Standing alongside Samia Suluhu Hassan, Tanzania’s first female president, Harris cited recent decisions from Tanzania such as lifting a ban on opposition rallies and encouraging more press freedom as “important and meaningful steps” toward democratic reforms. Hassan has undone some of Tanzania’s more oppressive policies even though she came to power as a member of the ruling party.
“You have been a champion in the sense of democratic reforms in this country, and in that way have expanded our partnership,” Harris said.
Hassan noted Tanzania’s participation in a virtual summit on democracy hosted by the White House this week, saying it “sends a clear message that the fathers of democracy recognize our efforts in building a democratic nation.”
The Tanzanian leader is finishing out the term of President John Magufuli, who earned a reputation for stamping out dissent, arresting critics and forcing them into exile, before he died in office. Hard-liners have been uncomfortable with some of Hassan’s changes, however, which could cost her in the next election two years from now.
The meeting between Hassan and Harris, the first woman to be America’s vice president, was a noteworthy show of support from the United States as it deepens its outreach to Africa. Harris announced $560 million in U.S. assistance for Tanzania, some of which will require congressional approval. The money is intended to expand the countries’ trade relationship, as well as encourage democratic governance.
Hassan also pushed for the U.S. to make long duration visas available for Tanzanian citizens, something she said would improve ties between the countries. Issues with U.S. visas, from availability to processing delays, have generated frustration around Africa.

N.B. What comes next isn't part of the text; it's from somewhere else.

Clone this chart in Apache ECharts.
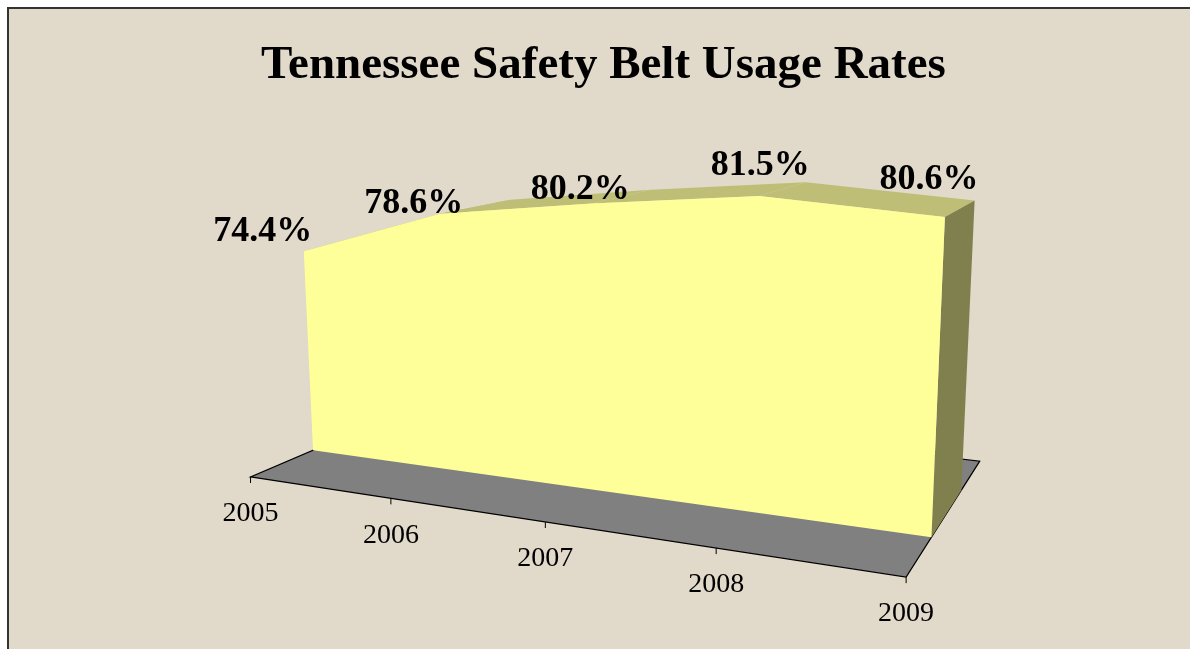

“There’s so much excitement here, and people are saying it’s like madam president’s efforts in changing the country are being rewarded with recognition from an economic and political superpower that is the U.S.,” said Tanzania-based analyst Mohamed Issa Hemed.
America’s push on democracy is a delicate issue here. Washington has backed African dictators when it believes doing so serves U.S. interests and that has led to accusations of hypocrisy. In addition, the Jan. 6, 2021, attack on the U.S. Capitol raised questions over whether democracy remains secure even in the world’s most powerful country.
When the U.S. promotes democracy, it risks a backlash from Africans who sense paternalism. Some African leaders also see the issue as a backdoor effort to meddle in their internal affairs and strengthen opposition politicians. They note that China asks no such questions about democracy when its looking to cut lucrative deals in Africa.